When should we speculate?

For now, we’ve gone with a very simple approach: we use a list of keywords to decide when we should speculatively call a tool. That’s working really well for us: we catch almost all the cases where we do want to call the tool, and the false-positive rate is low enough that our costs aren’t a concern.

func (f ToolIncidentUpdate) Keywords() []string {
	return []string{"update", "decline", "accept", "status", "pause", "unpause", "resume"}
}

What happens if we get it wrong?

Imagine you have a tool that goes and fetches some more details from your database: e.g. a ‘show me the details of this code change’. If we call that speculatively, but end up not needing the result, it’s not an issue: we’ve done a bit of database work, but no problem!

However, imagine if you said @incident are you able to pause this and we actually paused the incident for you, and notified your whole team. That would be … not good.

To avoid this, when we call a tool speculatively, we want to make sure we do the ‘thinking’ but not the ‘doing’. In our example above, we spend 3.25s waiting for the LLM, and 0.05s actually pausing the incident (computers are real fast).

Let’s imagine that our PromptChat call took a bit longer, so we can visualise the ‘wait’ time:

In code, we implement this as a WriteBarrier.

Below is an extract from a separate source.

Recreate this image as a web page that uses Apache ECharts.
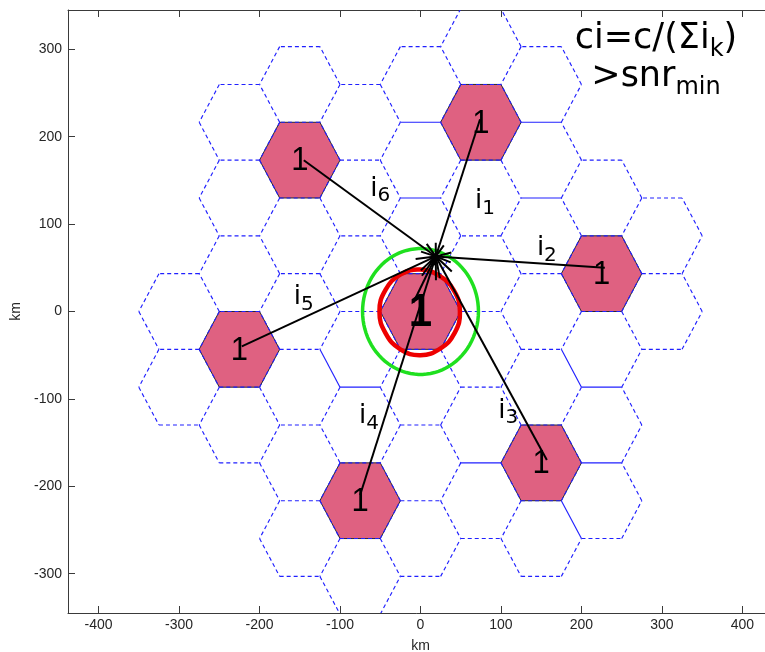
<!DOCTYPE html>
<html>
<head>
<meta charset="utf-8">
<script src="https://cdn.jsdelivr.net/npm/echarts@6/dist/echarts.min.js"></script>
<style>
  html, body { margin: 0; padding: 0; background: #ffffff; }
  #chart { width: 765px; height: 652px; }
</style>
</head>
<body>
<div id="chart"></div>
<script>
// ---- cell layout (km) ----
const cellRadius = 50;                       // centre-to-corner distance of a cell
const reuseCells = [[0, 0], [1, 2], [3, -1], [2, -3], [-1, -2], [-3, 1], [-2, 3]];   // axial (q, r) of co-channel cells
const clusterSteps = [[0, 0], [1, 0], [1, -1], [0, -1], [-1, 0], [-1, 1], [0, 1]];  // cell + its six neighbours
// cell borders that are drawn as continuous lines (pairs of neighbouring cells, axial)
const solidBorders = [
  [[0, 2], [0, 3]], [[0, 1], [0, 2]], [[2, 1], [2, 2]], [[2, 0], [2, 1]],
  [[1, -2], [1, -3]], [[3, -3], [3, -4]], [[2, -4], [3, -4]], [[3, -2], [3, -3]],
  [[2, -2], [3, -2]], [[-1, 0], [-1, -1]], [[-2, 0], [-1, 0]]
];

// ---- mobile and signal paths (km) ----
const mobile = [19, 63];
const pathStarts = [[-9, 10], [74, 220], [229, 50], [157, -170], [-75, -210], [-222, -40], [-145, 173]];
const interferenceNames = ['1', '2', '3', '4', '5', '6'];
const interferenceLabelPos = [[80, 126], [157, 72], [109, -114], [-64, -120], [-145, 16], [-50, 140]];

// ---- coverage rings (km) ----
const greenRadius = 72;
const redAngles = [0, 30, 60, 90, 120, 150, 180, 210, 240, 270, 300, 330];
const redRadii = [49, 48, 47, 48, 49, 50, 51, 50, 50, 50, 49, 49];

// ---- axes ----
const xRange = [-438, 438];
const yRange = [-345, 345];
const tickStep = 100;
const axisTitle = 'km';

// ---- colours ----
const cellFill = '#df6181';
const cellEdge = '#2020ff';
const ringGreen = '#1fe01f';
const ringRed = '#ee0000';

function axialToKm(q, r) {
  return [1.5 * cellRadius * q, Math.sqrt(3) * cellRadius * (r + q / 2)];
}
function hexCorners(cx, cy) {
  const pts = [];
  for (let k = 0; k < 6; k++) {
    const a = Math.PI / 3 * k;
    pts.push([cx + cellRadius * Math.cos(a), cy + cellRadius * Math.sin(a)]);
  }
  return pts;
}
function pointKey(p) { return Math.round(p[0] * 10) + ',' + Math.round(p[1] * 10); }
function edgeKey(a, b) { return [pointKey(a), pointKey(b)].sort().join('|'); }

const reuseCentres = reuseCells.map(c => axialToKm(c[0], c[1]));
const allCells = [];
reuseCells.forEach(c => clusterSteps.forEach(s => allCells.push([c[0] + s[0], c[1] + s[1]])));

// every distinct cell border, drawn once
const borders = new Map();
allCells.forEach(c => {
  const km = axialToKm(c[0], c[1]);
  const pts = hexCorners(km[0], km[1]);
  for (let k = 0; k < 6; k++) {
    const a = pts[k], b = pts[(k + 1) % 6];
    const key = edgeKey(a, b);
    if (!borders.has(key)) borders.set(key, [a[0], a[1], b[0], b[1], 0]);
  }
});
solidBorders.forEach(pair => {
  const A = axialToKm(pair[0][0], pair[0][1]), B = axialToKm(pair[1][0], pair[1][1]);
  const ka = hexCorners(A[0], A[1]), kb = new Set(hexCorners(B[0], B[1]).map(pointKey));
  const shared = ka.filter(p => kb.has(pointKey(p)));
  if (shared.length === 2) {
    const key = edgeKey(shared[0], shared[1]);
    if (borders.has(key)) borders.get(key)[4] = 1;
  }
});
const borderData = Array.from(borders.values());

function hexPixels(api, cx, cy) {
  return hexCorners(cx, cy).map(p => api.coord(p));
}
function ringPixels(api, radiusAt, angleAt, steps) {
  const pts = [];
  for (let k = 0; k < steps; k++) {
    const a = angleAt(k);
    const r = radiusAt(k);
    pts.push(api.coord([r * Math.cos(a), r * Math.sin(a)]));
  }
  return pts;
}

const axisColor = '#3a3a3a';
const tickFont = { color: '#262626', fontFamily: 'Liberation Sans', fontSize: 14 };

function xAxisDef(pos) {
  const primary = pos === 'bottom';
  return {
    type: 'value', position: pos, min: xRange[0], max: xRange[1],
    minInterval: tickStep, maxInterval: tickStep, splitNumber: 9,
    axisLine: { show: true, onZero: false, lineStyle: { color: axisColor, width: 1 } },
    axisTick: { show: true, inside: true, length: 7, lineStyle: { color: axisColor } },
    axisLabel: Object.assign({ show: primary, showMinLabel: false, showMaxLabel: false, margin: 5 }, tickFont),
    splitLine: { show: false },
    name: primary ? axisTitle : '', nameLocation: 'middle', nameGap: 26,
    nameTextStyle: { color: '#262626', fontFamily: 'Liberation Sans', fontSize: 14 }
  };
}
function yAxisDef(pos) {
  const primary = pos === 'left';
  return {
    type: 'value', position: pos, min: yRange[0], max: yRange[1],
    minInterval: tickStep, maxInterval: tickStep, splitNumber: 7,
    axisLine: { show: true, onZero: false, lineStyle: { color: axisColor, width: 1 } },
    axisTick: { show: true, inside: true, length: 7, lineStyle: { color: axisColor } },
    axisLabel: Object.assign({ show: primary, showMinLabel: false, showMaxLabel: false, margin: 6 }, tickFont),
    splitLine: { show: false },
    name: primary ? axisTitle : '', nameLocation: 'middle', nameGap: 38, nameRotate: 90,
    nameTextStyle: { color: '#262626', fontFamily: 'Liberation Sans', fontSize: 14 }
  };
}

const chart = echarts.init(document.getElementById('chart'), null, { renderer: 'canvas' });

const option = {
  animation: false,
  backgroundColor: '#ffffff',
  grid: { left: 68, top: 10, width: 705, height: 603, containLabel: false, outerBoundsMode: 'none' },
  xAxis: [xAxisDef('bottom'), xAxisDef('top')],
  yAxis: [yAxisDef('left'), yAxisDef('right')],
  graphic: [{
    type: 'text', x: 656, y: 20, z: 100,
    style: {
      text: '{m|ci=c/(Σi}{s|k}{m|)}\n{m|>snr}{s|min}',
      align: 'center', verticalAlign: 'top',
      rich: {
        m: { fontFamily: 'DejaVu Sans', fontSize: 35, lineHeight: 38, fill: '#000', color: '#000' },
        s: { fontFamily: 'DejaVu Sans', fontSize: 24, lineHeight: 10, padding: [21, 0, 0, 0], fill: '#000', color: '#000' }
      }
    }
  }],
  series: [
    {
      // co-channel cells
      type: 'custom', name: 'reuse', coordinateSystem: 'cartesian2d', clip: true, z: 1,
      data: reuseCentres,
      renderItem: (params, api) => ({
        type: 'polygon',
        shape: { points: hexPixels(api, api.value(0), api.value(1)) },
        style: { fill: cellFill, stroke: '#2a2a2a', lineWidth: 1 }
      })
    },
    {
      // cell borders
      type: 'custom', name: 'cells', coordinateSystem: 'cartesian2d', clip: true, z: 2,
      data: borderData,
      renderItem: (params, api) => {
        const a = api.coord([api.value(0), api.value(1)]);
        const b = api.coord([api.value(2), api.value(3)]);
        const solid = api.value(4) === 1;
        return {
          type: 'line',
          shape: { x1: a[0], y1: a[1], x2: b[0], y2: b[1] },
          style: { stroke: cellEdge, lineWidth: 1.15, lineDash: solid ? null : [4, 3] }
        };
      }
    },
    {
      // rings around the serving cell
      type: 'custom', name: 'rings', coordinateSystem: 'cartesian2d', clip: true, z: 3,
      data: [[0, 0]],
      renderItem: (params, api) => ({
        type: 'group',
        children: [
          {
            type: 'polygon',
            shape: { points: ringPixels(api, () => greenRadius, k => 2 * Math.PI * k / 90, 90) },
            style: { fill: 'none', stroke: ringGreen, lineWidth: 3.5 }
          },
          {
            type: 'polygon',
            shape: { points: ringPixels(api, k => redRadii[k], k => redAngles[k] * Math.PI / 180, redRadii.length), smooth: 0.45 },
            style: { fill: 'none', stroke: ringRed, lineWidth: 4.5 }
          }
        ]
      })
    },
    {
      // channel number of each co-channel cell
      type: 'custom', name: 'channel', coordinateSystem: 'cartesian2d', clip: true, z: 4,
      data: reuseCentres,
      renderItem: (params, api) => {
        const p = api.coord([api.value(0), api.value(1)]);
        const serving = params.dataIndex === 0;
        return {
          type: 'text', x: p[0], y: p[1] + (serving ? 2 : 1), scaleY: 1.085,
          style: {
            text: '1', x: 0, y: 0, align: 'center', verticalAlign: 'middle',
            fontFamily: 'Liberation Sans', fontSize: serving ? 42 : 31,
            fontWeight: serving ? 'bold' : 'normal', fill: '#000'
          }
        };
      }
    },
    {
      // paths from each cell to the mobile
      type: 'custom', name: 'paths', coordinateSystem: 'cartesian2d', clip: true, z: 5,
      data: pathStarts.map(s => [s[0], s[1], mobile[0], mobile[1]]),
      renderItem: (params, api) => {
        const p0 = api.coord([api.value(0), api.value(1)]);
        const p1 = api.coord([api.value(2), api.value(3)]);
        const dx = p1[0] - p0[0], dy = p1[1] - p0[1];
        const len = Math.hypot(dx, dy);
        const ux = dx / len, uy = dy / len;
        const head = Math.max(9, 0.095 * len);
        const ang = 18 * Math.PI / 180;
        const barb = s => [
          p1[0] - head * (ux * Math.cos(ang) - s * uy * Math.sin(ang)),
          p1[1] - head * (uy * Math.cos(ang) + s * ux * Math.sin(ang))
        ];
        return {
          type: 'group',
          children: [
            { type: 'line', shape: { x1: p0[0], y1: p0[1], x2: p1[0], y2: p1[1] }, style: { stroke: '#000', lineWidth: 2 } },
            { type: 'polyline', shape: { points: [barb(1), p1, barb(-1)] }, style: { stroke: '#000', lineWidth: 2, fill: 'none' } }
          ]
        };
      }
    },
    {
      // interference labels
      type: 'custom', name: 'labels', coordinateSystem: 'cartesian2d', clip: false, z: 6,
      data: interferenceLabelPos.map((p, i) => [p[0], p[1], i]),
      renderItem: (params, api) => {
        const p = api.coord([api.value(0), api.value(1)]);
        return {
          type: 'text', x: p[0], y: p[1],
          style: {
            text: '{m|i}{s|' + interferenceNames[api.value(2)] + '}',
            x: 0, y: 0, align: 'center', verticalAlign: 'middle',
            rich: {
              m: { fontFamily: 'DejaVu Sans', fontSize: 26, lineHeight: 30, fill: '#000', color: '#000' },
              s: { fontFamily: 'DejaVu Sans', fontSize: 20, lineHeight: 10, padding: [14, 0, 0, 0], fill: '#000', color: '#000' }
            }
          }
        };
      }
    }
  ]
};

chart.setOption(option);
</script>
</body>
</html>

When we call a tool call ‘speculatively’, we pass down a write barrier that blocks writes (in our case, actually updating the incident) while we figure out whether the call is genuine.

Then, if PromptChat concludes that it does want to call ToolIncidentUpdate, we unblock the barrier, and let our tool continue to run. Alternatively, if we decide not to call the tool, we can cancel our context and drop our draft update on the floor.

Our code ends up looking something like:

	// Draft an update using our LLM calls
	draft, err := t.draftUpdate(ctx, db, req)
	if err != nil { ... }
	
	// Wait for the write barrier to be unblocked before we actually do anything
	if err := wb.Wait(ctx); err != nil { ... }
	
	// Send the update to our system
	return t.doUpdate(ctx, db, req)

If you’re curious, you can see our full implementation of the write barrier here. We’re lucky to already be working in Go, which has really good primitives to help build these kinds of features (although you could definitely build something similar in other languages!)

Speculative tool responses

Looking back at our original diagram, we have shaved 1.6s off our latency to actually doing the update. But then the user has to wait for another 1.24s before we confirm that ‘we’ve paused the incident for you’.

We can take the same approach here too, by once again calling PromptChat optimistically: assuming that we have successfully updated the incident. If we aren’t successful, we can call PromptChat again later with whatever error our tool encountered.

Of course, if something does go wrong, we’ll have to re-run PromptChat with whatever error was returned from our update tool. But most of the time, this will work just fine!

Interactions are now 2x as fast

In reality, our prompt-tree is a bit more complex than the one outlined above. That means we get even greater benefits from this approach, as we can make our tree deeper without paying a significant latency cost (assuming we can speculate correctly most of the time).

We’re regularly saving 2-3s on each interaction, reducing the latency for most users down by about 50%.

The trade-off is occasional wasted computation – sometimes we speculate incorrectly and have to throw away that work. But this is exactly the kind of trade-off we wanted: we can now effectively spend money for speed, which aligns with our business needs.

While the mechanism was tricky to implement, the complexity is contained in the heart of our prompt-calling code as part of a very tight abstracation. That means engineers can benefit from it with very little overhead, and we can easily apply the pattern in a wide variety of contexts.

As the model landscape evolves and user expectations continue to rise, we'll keep refining our approach. If models become significantly faster, we might even use a lightweight LLM to decide whether to speculate in the first place. Or even abandon the approach all together.

For now, we're pleased with where we've landed: this is a huge differentiator that makes our chat experience feel way better than the average AI interaction.